■ Directions for this task
Look through the listing below for the line containing "Write a Python". Copy it and each line after it up to and including the line containing "from matplotlib.patches import Patch", exactly, leaving out pictures.

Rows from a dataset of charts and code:
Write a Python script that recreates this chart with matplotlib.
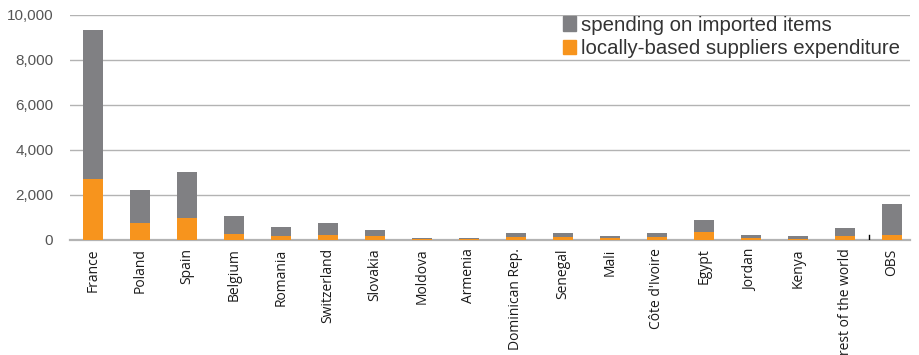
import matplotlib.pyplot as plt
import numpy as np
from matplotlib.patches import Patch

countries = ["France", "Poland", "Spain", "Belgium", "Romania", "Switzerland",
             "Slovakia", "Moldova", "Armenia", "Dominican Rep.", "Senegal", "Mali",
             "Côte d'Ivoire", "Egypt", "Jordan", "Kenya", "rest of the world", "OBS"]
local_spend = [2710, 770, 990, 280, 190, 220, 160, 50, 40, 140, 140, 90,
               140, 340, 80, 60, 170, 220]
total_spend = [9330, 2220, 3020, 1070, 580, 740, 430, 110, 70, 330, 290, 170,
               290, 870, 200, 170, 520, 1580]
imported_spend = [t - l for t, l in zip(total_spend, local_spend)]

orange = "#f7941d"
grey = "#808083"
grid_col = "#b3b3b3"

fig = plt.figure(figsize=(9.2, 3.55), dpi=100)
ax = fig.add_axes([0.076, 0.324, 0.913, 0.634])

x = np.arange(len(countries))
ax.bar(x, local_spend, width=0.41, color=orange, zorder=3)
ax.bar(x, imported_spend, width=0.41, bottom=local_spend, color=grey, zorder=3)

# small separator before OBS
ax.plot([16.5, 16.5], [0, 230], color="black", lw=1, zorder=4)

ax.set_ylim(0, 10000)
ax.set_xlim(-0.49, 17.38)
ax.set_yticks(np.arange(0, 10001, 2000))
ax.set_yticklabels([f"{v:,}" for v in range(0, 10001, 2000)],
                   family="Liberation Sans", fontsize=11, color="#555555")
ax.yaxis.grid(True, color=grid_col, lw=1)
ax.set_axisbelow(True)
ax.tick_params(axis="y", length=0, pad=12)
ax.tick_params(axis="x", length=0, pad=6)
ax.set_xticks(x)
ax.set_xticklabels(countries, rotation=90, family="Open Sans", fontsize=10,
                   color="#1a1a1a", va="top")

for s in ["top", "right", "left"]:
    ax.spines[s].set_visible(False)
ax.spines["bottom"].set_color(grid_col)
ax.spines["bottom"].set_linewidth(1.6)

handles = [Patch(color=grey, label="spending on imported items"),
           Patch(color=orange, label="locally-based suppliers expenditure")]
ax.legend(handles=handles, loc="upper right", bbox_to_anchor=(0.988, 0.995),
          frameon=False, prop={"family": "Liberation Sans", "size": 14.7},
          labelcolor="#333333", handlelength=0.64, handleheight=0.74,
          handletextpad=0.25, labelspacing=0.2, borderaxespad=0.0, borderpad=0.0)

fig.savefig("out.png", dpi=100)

==

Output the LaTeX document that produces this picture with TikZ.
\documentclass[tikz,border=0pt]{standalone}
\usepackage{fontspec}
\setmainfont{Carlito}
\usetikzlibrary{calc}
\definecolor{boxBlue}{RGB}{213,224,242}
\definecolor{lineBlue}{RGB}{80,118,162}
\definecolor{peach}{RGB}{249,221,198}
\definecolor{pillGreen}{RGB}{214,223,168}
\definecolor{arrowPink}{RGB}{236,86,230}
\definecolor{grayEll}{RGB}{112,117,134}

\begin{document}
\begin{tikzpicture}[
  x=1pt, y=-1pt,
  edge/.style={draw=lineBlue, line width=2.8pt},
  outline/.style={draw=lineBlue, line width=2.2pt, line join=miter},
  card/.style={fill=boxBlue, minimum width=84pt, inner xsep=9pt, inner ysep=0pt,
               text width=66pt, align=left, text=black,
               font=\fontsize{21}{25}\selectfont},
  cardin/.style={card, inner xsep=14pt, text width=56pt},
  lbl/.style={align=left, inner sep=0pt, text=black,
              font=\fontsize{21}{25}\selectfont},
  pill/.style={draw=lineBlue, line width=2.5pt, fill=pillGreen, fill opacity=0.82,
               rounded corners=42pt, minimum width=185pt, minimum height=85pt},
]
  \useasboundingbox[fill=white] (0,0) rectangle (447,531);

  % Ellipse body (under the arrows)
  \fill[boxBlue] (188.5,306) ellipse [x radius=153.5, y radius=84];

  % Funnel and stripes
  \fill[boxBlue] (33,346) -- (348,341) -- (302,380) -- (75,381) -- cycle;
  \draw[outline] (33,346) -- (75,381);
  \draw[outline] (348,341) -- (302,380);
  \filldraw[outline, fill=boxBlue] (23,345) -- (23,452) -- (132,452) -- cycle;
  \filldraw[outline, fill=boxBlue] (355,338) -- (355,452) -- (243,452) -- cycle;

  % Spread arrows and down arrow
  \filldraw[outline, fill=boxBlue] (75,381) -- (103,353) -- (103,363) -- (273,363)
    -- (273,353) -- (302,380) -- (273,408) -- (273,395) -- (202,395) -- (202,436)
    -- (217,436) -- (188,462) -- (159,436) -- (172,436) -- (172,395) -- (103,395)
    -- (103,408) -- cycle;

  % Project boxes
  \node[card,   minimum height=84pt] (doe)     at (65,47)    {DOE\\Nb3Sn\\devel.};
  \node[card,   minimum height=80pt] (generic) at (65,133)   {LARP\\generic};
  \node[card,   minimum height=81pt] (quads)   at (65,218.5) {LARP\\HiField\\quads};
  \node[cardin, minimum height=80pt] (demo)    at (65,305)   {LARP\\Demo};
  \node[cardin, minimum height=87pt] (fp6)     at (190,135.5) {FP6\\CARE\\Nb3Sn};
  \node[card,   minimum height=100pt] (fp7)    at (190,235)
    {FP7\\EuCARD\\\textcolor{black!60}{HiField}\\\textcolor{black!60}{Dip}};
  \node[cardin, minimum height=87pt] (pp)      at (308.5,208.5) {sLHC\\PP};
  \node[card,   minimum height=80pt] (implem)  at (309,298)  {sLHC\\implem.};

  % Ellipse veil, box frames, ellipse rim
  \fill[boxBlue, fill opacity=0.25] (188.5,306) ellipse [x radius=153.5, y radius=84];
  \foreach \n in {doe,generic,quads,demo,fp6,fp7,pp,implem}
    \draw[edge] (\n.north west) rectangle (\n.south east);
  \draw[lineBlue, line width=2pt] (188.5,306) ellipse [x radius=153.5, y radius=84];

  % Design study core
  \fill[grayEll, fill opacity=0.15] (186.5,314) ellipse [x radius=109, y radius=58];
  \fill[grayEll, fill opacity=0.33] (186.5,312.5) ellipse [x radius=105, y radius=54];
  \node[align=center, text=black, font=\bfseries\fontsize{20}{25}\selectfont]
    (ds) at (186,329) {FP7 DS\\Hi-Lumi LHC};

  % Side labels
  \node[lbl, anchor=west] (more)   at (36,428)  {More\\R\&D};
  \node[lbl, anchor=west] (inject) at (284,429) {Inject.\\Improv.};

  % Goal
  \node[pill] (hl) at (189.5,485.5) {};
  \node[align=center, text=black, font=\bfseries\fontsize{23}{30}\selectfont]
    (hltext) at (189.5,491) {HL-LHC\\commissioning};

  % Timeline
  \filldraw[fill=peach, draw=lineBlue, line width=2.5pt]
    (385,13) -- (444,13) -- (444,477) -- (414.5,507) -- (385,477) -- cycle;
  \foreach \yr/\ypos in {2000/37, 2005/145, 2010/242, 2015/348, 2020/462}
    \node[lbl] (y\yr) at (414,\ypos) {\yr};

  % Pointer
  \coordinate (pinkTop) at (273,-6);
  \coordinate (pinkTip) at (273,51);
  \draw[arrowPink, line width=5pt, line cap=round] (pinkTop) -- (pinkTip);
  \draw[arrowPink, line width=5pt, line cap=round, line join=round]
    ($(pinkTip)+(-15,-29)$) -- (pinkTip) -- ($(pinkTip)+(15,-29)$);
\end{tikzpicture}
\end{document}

■ Reply
Write a Python script that recreates this chart with matplotlib.
import matplotlib.pyplot as plt
import numpy as np
from matplotlib.patches import Patch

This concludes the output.